Hier dans son rapport annuel sur la Sécurité sociale,
la Cour des comptes a poussé l’obsession
de la réduction des dépenses sociales jusqu’à préconiser
l’arrêt du remboursement, déjà très mince, des frais
d’optique. Et voilà les lunettes rangées au rayonnage
des produits de luxe ! Il faut faire preuve d’une bonne
dose d’aveuglement pour émettre un tel signal,
quand on sait que les soins ophtalmologiques sont ceux
auxquels les Français aux revenus les plus modestes
renoncent le plus souvent.
Le résultat d’un retrait de l’assurance maladie de l’optique sur les comptes de la Sécurité sociale tiendrait du symbole,
puisque l’essentiel du remboursement repose sur
les complémentaires santé (mutuelles et assurances),
mais celles-ci n’auraient d’autre solution que d’augmenter leurs tarifs. Un nouveau coup serait porté à l’égalité
de tous en matière d’accès aux soins.
Effarant raisonnement que celui de la Cour des comptes consistant à invoquer l’opacité du marché
de l’optique, les marges excessives que s’attribuent les lunetiers pour prôner le déremboursement ! Si l’on poussait
l’argument jusqu’à l’absurde, pourquoi alors ne pas préconiser le déremboursement des médicaments au motif
de l’opacité des laboratoires pharmaceutiques ou des soins prodigués par des établissements hospitaliers privés
en raison des profits juteux qu’ils réalisent ? Il faut agir pour une régulation
des tarifs et non pas sanctionner
les patients.
L’émoi que n’a pas manqué de provoquer cette proposition énoncée par Didier Migaud, le président
socialiste de la Cour des comptes, a conduit le gouvernement à prendre ses distances et Marisol Touraine à assurer
qu’« il n’y aura pas de déremboursement des lunettes ». Dont acte. Mais la ministre des Affaires sociales a pris soin
d’ajouter que le gouvernement a engagé « la stabilisation des dépenses de santé ». De la stabilisation à la stagnation,
il n’y a qu’un pas et les besoins en matière de santé publique exigent bien davantage que la recherche
de « gisements d’économie considérables », selon la formule de Didier Migaud.
Les frais d’optique ne sont que l’une des cibles de l’arsenal de mesures d’économies aux conséquences
inquiétantes contenues dans le rapport des juges de la rue Cambon.
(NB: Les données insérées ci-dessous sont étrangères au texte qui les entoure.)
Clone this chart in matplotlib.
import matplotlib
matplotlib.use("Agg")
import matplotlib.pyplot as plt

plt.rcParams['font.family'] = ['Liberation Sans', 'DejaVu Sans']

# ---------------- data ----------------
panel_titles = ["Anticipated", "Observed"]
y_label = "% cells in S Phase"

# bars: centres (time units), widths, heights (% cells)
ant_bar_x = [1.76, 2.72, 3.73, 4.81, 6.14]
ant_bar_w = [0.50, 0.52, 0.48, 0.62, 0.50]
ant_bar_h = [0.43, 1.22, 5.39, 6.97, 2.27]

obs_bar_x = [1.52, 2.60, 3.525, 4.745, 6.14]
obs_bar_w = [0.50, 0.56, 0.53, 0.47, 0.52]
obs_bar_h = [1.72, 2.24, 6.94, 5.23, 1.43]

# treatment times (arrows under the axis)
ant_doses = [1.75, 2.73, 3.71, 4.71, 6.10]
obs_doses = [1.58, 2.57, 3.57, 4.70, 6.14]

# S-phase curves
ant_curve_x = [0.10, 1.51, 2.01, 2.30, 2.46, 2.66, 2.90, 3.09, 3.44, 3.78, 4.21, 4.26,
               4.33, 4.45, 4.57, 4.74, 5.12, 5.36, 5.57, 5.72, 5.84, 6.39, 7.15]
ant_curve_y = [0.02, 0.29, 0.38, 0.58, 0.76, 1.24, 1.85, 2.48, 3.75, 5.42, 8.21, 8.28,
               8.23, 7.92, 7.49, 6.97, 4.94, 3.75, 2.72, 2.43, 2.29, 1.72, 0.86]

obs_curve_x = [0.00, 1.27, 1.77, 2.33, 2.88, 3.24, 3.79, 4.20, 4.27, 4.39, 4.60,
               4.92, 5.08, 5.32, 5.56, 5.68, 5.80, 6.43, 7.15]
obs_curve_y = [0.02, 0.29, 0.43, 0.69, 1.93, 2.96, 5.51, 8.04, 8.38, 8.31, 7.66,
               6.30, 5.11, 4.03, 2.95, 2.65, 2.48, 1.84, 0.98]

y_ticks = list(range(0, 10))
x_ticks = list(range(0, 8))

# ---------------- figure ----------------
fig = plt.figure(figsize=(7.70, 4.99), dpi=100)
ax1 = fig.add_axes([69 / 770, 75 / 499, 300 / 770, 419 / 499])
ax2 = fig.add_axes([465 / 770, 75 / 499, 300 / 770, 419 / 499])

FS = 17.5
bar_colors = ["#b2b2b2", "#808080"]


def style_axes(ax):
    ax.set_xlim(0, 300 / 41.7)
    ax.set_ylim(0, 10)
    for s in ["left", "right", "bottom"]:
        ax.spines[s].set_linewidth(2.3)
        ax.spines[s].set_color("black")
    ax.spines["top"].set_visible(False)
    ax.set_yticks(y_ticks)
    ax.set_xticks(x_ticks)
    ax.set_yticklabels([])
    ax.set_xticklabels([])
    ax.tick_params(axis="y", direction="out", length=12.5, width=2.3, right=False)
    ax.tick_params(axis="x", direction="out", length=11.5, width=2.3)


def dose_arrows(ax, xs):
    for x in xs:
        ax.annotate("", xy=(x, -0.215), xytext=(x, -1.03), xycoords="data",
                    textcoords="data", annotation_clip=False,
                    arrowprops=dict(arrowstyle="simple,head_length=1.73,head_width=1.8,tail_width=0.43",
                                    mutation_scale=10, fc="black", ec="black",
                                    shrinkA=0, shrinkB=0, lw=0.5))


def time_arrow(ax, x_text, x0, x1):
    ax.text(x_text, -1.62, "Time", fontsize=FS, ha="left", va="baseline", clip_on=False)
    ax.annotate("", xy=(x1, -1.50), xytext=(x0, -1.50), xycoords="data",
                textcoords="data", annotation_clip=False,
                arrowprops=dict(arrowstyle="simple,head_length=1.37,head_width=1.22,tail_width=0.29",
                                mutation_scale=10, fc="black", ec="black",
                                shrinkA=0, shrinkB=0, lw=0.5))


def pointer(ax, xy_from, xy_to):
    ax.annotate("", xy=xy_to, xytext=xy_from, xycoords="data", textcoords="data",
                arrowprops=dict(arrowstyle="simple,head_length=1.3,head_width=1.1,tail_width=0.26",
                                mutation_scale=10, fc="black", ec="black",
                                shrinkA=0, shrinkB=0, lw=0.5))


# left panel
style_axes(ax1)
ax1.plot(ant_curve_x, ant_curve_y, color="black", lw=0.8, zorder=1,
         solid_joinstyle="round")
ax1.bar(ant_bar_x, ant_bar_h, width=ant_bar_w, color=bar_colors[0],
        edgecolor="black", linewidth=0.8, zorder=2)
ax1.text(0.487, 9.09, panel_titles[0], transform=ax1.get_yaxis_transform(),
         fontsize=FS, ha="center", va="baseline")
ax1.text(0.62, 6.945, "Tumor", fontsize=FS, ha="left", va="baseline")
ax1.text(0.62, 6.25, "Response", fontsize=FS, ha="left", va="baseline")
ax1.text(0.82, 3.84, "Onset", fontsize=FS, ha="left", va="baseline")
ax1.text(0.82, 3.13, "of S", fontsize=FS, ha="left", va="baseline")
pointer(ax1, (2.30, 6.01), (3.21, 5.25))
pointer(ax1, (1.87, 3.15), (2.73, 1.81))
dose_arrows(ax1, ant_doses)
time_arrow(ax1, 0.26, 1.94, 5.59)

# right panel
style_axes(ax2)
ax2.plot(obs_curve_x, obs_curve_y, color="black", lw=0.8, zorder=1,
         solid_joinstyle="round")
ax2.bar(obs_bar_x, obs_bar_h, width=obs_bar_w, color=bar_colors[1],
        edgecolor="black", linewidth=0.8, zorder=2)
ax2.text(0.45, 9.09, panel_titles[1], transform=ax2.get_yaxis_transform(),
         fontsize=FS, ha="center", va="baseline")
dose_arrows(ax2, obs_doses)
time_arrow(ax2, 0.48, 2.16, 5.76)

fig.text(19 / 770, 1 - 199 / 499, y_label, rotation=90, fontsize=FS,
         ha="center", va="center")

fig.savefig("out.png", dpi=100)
Au nom d’un « effort accru de maîtrise
des dépenses de santé », assimilées à « une spirale de la dette sociale », la juridiction présidée par Didier Migaud
dessine les contours d’une cure d’austérité (réduction des dépenses hospitalières, des séjours à l’hôpital, réduction
des actes de biologie, économies sur les soins de nuit…).
Elle esquisse le projet d’un système à deux vitesses,
dans lequel les assurances privées prendront une place prépondérante dans l’accès aux soins de qualité,
au détriment des principes de solidarité de la Sécurité sociale.